Demon, you're missing the
ENTIRE point! The well tuned comparisons that you are averaging together are all just that, well tuned!!! This is a
SAFE tuned car, that when
WELL TUNED on 91 octane gas made over 300 at the wheels. With the minimal amount of mods, running 91 octane, that's very respectable. There's a lot more to be had with the 3L combination, but at a major expense of reliability of the bottom end of the engine. With the reflashed ECU, there's nothing stopping him from adding a chip to be able to run more timing on race gas to add even more on top of the 300+ tune. O.K.... maybe one thing, but his wife aside, there's nothing stopping him...
Average those numbers together with Rick's dyno when he gets it, maybe add in a few others willing to add rods/cryo treating/headers/etc to surpass those nubers reliably, then you'll have something to compare to.
Quote:
Posted by DemonSVT:
Also the part of my post you DID quote specifically stated 92-93 octane fuel. I am quite confident a well built and tuned high CR 3L with large valves can make 240-250 FWHP & 220-230FWTQ with out resorting to race fuel.
Yes, that is possible with a NA 3L and custom cams. Just ask Jennings. He has David Z's old engine that has put down numbers similar to those. The rest of the 3L hybrid NA crowd is stuck in the 220's it seems. Vadims car has extensive porting on the stock SVT heads, very high state of tune, and almost every available bolt on (as well as some not available yet) and he's still not there.
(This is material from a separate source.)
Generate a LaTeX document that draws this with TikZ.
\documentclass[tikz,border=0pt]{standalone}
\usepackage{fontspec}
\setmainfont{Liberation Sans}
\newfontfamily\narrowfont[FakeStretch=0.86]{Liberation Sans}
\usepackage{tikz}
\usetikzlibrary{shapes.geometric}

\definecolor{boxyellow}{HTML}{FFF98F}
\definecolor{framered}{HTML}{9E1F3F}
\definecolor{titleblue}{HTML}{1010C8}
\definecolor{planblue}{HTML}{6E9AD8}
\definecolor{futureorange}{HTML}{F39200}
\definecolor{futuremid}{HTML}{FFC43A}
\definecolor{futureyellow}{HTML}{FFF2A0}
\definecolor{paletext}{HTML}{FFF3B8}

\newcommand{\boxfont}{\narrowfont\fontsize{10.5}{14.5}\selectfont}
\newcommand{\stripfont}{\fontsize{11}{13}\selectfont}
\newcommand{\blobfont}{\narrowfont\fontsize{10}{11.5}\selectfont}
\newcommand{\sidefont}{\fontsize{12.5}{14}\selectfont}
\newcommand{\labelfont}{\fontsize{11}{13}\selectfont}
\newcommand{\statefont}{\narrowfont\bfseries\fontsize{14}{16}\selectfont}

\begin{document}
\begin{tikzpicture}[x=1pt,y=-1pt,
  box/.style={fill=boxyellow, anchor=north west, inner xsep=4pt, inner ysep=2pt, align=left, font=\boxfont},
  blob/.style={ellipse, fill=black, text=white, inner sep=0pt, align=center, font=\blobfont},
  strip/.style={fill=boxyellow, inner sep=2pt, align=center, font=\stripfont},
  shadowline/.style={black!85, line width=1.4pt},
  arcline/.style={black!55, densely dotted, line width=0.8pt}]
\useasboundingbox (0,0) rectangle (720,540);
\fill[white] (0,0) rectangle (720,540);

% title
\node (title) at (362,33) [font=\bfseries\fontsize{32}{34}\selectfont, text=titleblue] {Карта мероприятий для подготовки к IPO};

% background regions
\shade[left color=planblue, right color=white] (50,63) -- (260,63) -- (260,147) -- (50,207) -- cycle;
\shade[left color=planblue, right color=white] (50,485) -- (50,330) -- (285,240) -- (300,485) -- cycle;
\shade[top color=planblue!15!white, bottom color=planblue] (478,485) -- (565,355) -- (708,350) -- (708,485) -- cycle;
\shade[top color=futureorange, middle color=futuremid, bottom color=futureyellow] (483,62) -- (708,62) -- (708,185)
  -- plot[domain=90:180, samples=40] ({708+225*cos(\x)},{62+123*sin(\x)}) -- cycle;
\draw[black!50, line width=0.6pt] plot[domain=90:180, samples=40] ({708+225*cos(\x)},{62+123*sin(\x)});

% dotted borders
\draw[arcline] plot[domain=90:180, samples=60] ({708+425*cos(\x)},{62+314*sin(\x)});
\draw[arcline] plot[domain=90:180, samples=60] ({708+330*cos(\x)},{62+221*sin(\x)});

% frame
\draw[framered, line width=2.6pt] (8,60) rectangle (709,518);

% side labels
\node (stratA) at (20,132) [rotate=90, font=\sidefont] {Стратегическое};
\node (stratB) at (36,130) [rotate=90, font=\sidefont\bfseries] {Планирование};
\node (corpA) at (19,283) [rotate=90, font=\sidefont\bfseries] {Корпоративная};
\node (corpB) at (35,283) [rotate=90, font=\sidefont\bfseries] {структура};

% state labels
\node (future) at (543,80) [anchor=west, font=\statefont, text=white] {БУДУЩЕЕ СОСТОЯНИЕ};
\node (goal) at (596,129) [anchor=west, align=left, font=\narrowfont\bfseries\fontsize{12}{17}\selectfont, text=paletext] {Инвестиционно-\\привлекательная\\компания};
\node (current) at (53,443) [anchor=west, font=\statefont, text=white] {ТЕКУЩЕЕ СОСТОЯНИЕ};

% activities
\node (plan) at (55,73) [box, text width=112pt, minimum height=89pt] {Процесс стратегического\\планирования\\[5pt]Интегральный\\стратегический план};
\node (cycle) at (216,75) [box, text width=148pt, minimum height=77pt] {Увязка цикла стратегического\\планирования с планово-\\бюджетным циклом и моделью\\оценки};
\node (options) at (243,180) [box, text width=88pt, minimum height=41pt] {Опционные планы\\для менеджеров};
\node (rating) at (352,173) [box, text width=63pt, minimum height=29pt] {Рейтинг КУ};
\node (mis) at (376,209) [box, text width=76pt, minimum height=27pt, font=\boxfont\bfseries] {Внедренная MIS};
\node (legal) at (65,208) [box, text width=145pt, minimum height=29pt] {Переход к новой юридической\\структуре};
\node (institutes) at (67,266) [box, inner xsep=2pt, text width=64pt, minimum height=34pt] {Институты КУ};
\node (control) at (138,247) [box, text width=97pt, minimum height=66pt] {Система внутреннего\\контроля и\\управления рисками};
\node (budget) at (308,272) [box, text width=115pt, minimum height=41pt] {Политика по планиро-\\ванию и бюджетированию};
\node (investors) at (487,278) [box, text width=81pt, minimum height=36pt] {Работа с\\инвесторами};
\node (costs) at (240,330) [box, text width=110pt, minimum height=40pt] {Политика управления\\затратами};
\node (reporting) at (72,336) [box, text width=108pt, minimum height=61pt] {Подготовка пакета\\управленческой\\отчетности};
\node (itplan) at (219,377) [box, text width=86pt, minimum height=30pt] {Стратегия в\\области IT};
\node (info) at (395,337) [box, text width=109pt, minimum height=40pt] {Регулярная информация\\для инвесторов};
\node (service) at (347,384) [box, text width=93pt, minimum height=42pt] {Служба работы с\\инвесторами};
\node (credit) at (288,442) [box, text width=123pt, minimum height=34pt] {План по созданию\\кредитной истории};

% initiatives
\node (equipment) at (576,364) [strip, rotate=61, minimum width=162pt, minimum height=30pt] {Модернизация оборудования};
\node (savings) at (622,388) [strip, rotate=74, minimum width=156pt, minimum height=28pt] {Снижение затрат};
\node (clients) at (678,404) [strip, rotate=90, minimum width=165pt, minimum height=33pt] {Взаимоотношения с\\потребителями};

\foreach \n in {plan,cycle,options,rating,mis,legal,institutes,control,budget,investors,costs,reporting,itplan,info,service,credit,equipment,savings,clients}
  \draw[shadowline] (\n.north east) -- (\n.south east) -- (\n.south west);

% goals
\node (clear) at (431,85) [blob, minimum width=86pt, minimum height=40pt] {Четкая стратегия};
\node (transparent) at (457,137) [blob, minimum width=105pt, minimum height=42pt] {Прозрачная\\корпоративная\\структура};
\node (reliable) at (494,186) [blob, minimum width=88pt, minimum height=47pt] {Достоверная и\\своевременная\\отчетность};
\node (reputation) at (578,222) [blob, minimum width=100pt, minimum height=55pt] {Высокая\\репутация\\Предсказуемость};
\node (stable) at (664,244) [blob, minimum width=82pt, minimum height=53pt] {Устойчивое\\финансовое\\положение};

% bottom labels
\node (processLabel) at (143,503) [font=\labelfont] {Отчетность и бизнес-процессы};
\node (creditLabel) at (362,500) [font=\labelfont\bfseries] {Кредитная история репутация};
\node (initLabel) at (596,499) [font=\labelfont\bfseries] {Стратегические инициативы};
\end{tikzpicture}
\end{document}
The larger valves are a cheaper way to add more flow than Extrude Honing the heads with the stock valves... but, due to valve shrouding with the larger valves, especially at high lift/high RPM, there's still a debate amoung engine builders/head flow experts which combination is better once both versions are ported in similar fashion. Hummmmmm... engine dyno in Cedar Rapids... hummmmm...
Quote:
posted by Knu:
The engine is 20% larger, but the SC is still the same, pushing the same CFM.
No, the SC is over-driven by a smaller pully here to maintain boost on the larger engine, hence more CFM.